Sou da geração baby boomer, como são conhecidos os nascidos entre 1946 e 1964, após a segunda guerra mundial. Com o imenso parque industrial americano desobrigado de produzir tanques e aviões sua produção se voltou para os consumidores. O mundo foi inundado por aspiradores de pó, geladeiras, fogões, secadores de cabelo, aparelhos de televisão e dezenas de outros eletrodomésticos. As crianças baby boomers deviam ser boazinhas, educadas, obedecer papai e mamãe e sempre usar roupas bonitinhas e engomadas.
Depois veio a Geração X, os nascidos entre 1965 e 1980. Foi uma época em que os jovens ganharam independência, voz própria, direitos de contestação e de liberdade sexual. Viveram de perto a revolução de costumes e da música. Se tornaram independentes mais cedo, perseguiram a auto-suficiência, num mundo que valorizava o enriquecimento pessoal e a ostentação exagerada.
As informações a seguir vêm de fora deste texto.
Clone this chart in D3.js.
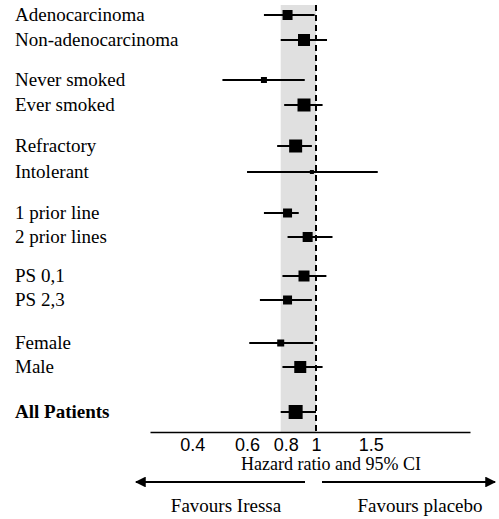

Hippies e Yuppies são símbolos desta época.
Os Millennials nasceram entre 1980 e 2000. Cresceram juntos com a revolução tecnológica, viram surgir os primeiros computadores pessoais, e logo se tornaram íntimos de laptops e celulares. Desprezaram o hippismo e o youpismo da Geração X, e preferiram valores familiares, almejando equilíbrio entre trabalho e lazer. Para Millennials, o celular é uma extensão do próprio corpo.
O que as pessoas destas gerações tem em comum? Todas nasceram e cresceram em épocas de fartura. Nenhuma delas, ao menos em grande parte do mundo, precisou enfrentar guerras, racionamentos, fome ou pestes.
Ao contrário de nossos pais, avós ou bisavós - dependendo da geração - nenhuma delas chegou a conhecer os carnês de racionamento de alimentos. Nunca lhes faltou gasolina para seus carros, nem foram proibidas de ir à praia nem precisaram passar por blecautes para suas casas não serem bombardeadas. Nunca passaram pela experiência de considerar manteiga, ovos, carne e dezenas de outros itens como coisas de luxo, impossíveis de conseguir. Nunca viram pessoas amadas partir para a guerra sem saber se iam voltar. Nunca presenciaram tropas inimigas invadir suas cidades e casas. Nunca presenciaram mães e irmãs serem estupradas, nem pais e irmãos assassinados.
Nossas gerações foram privilegiadas pela linha do tempo. E mesmo assim, muitas vezes reclamamos tanto por tão pouco. Não fomos postos à prova como nossos antepassados e talvez por isso não chegamos a desenvolver os sentimentos de sacrifício, solidariedade e união que gerações mais antigas precisavam exercer diariamente para sobreviver.
Semana passada, em meio à pior pandemia dos últimos 100 anos, causou choque e horror ver o egoísmo e indiferença de tantos que foram às praias, lotaram bares e restaurantes e se reuniram em grandes grupos, sem dar a mínima para o fato de que, quando voltassem para casa, poderiam contaminar seus queridos.
Felizmente nos últimos dias o cenário mudou, e estamos começando a agir dentro do espírito que deve prevalecer em tempos de crise. A conscientização demanda tempo.
A verdade é que o mundo nunca esteve tão isolado e com tantas pessoas confinadas. Nunca houve nada igual, nesta escala e proporção. Estamos atravessando um momento histórico, que os livros futuros irão registrar como A Grande Pandemia de 2020. E este é o momento de nossas gerações serem postas à prova. Este é o momento de demonstrarmos empatia, sacrifício e coragem.
Este é o momento de mostrar que, assim como nossos antepassados, nós também somos bons de briga.